Finding Value: The Importance of Integration for Migrants, Refugees, and Everyone Else



Intentional welcoming of refugees, with an effective process to support integration, must be a priority to support positive outcomes for refugees and host countries alike. Opening borders and providing the right to work are key, but according to many, these must be part of a more inclusive path to integration. This imperative was affirmed by multiple speakers in January 2016, who presented to USF Graduate School of Management students on issues related to refugees, forced migration, and human trafficking. Ciara Peri, Project Director at Centro Astalli, a Jesuit Refugee Services organization providing refugee services in Rome, Italy, emphasized the importance of dignity and pathways to self-sufficiency, as did Ana Clara de Martino of Caritas, the other primary refugee services in Rome. Laura Cantarini of UNHCR’s Rome office, further underscored the necessity of providing a ladder, as did Director, Fiorella Rathaus of the Consiglio Italiano per Rifugiati (CIR). Rathaus emphasized the urgency of integration: “If we don’t start from day one, recognition process takes long time and people become marginalized from the beginning and no effort is enough to reintegrate. From economical point of view, that has to be taken into consideration”. She went on to say that although difficult to measure, if refugees enter black market, become marginalized, “We are all lost. The consequences are extremely serious ones.” Certainly we see such marginalization in the U.S. not only with recent immigrants, but with others, including certain African-American, Latino, and native American communities, and the uneducated poor.

These paths to self-sufficiency may vary in emphasis based on the specific needs or cultural differences in migrant and host populations, but primary elements are fairly universal. Just providing housing and food will not suffice; ways for people to engage positively in the community, to create value and be seen, are needed. Generally agreed upon strategies include provision of language classes, healthcare, legal services, cultural orientation, and basic needs initially (housing, transportation, basic supplies). More specialized examples might include focus on gender roles, such as classes that have begun to be offered in Norway, now being replicated following the Cologne incident.

As best practices for supporting refugees and migrants are developed and implemented, as nonprofit leaders we should simultaneously consider how we can learn from and contribute to successful refugee integration policies with existing marginalized populations in the US. For example, agencies are increasingly recognizing the mental health needs of migrants, and although mental health services are offered by some, based on the immense trauma experienced by an overhwhelming number of refugees (by definition) increasing trauma-focused mental health interventions should be explored further. Trauma-focused treatment is a growing field in the US found to be successful in promoting pro-social behaviors.

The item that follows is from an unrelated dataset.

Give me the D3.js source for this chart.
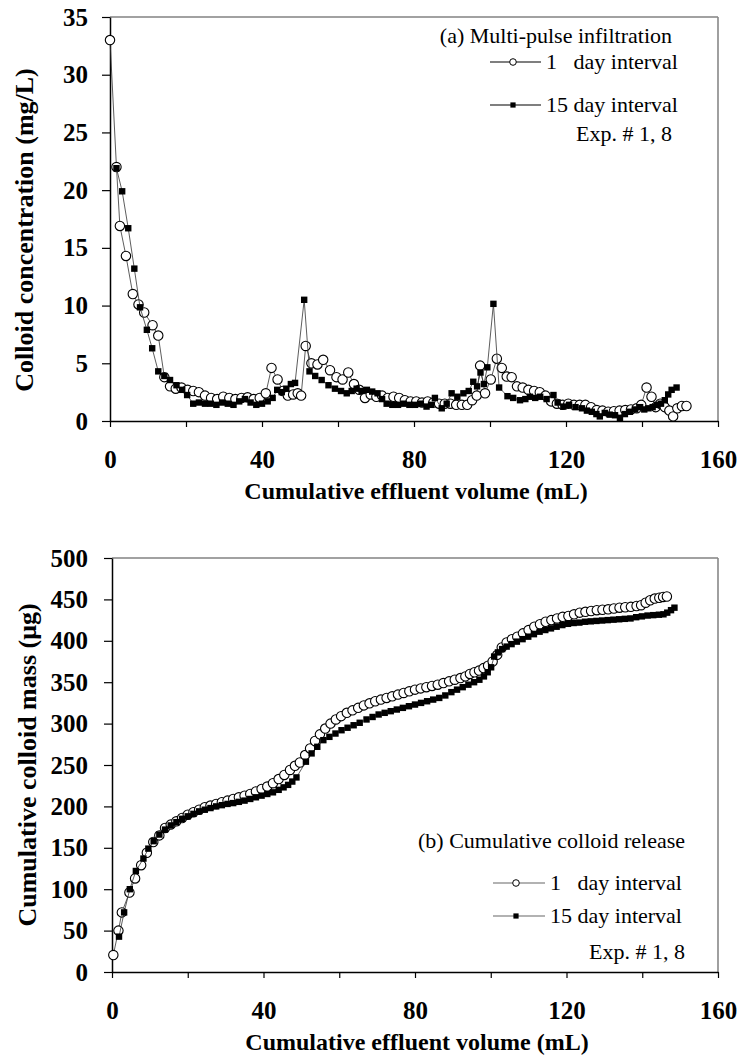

Trauma-focused programs have been increasingly offered to people with chronic substance use disorders, youth involved in the foster care system, and people involved in the criminal justice system. Promising findings have been found with refugees as well (Lambert, 2014).

In delivering services, we must consider how are we creating pathways to dignity and self-sufficiency? How are our systems, from top down and bottom up, from how we treat individuals to how we set strategy, built to support people to move toward self-actualization, to realize their dreams, to have a place of value in commumity and society.

We return to the idea of listening to people; of understanding and honoring the particular experience and unique aspirations of individuals. A partnership, or as Jesuit Refugee Services define its, accompaniment, is an approach that recognizes shared humanity in an equal way, so that together we can realize self-actualization and promote safe and strong societies.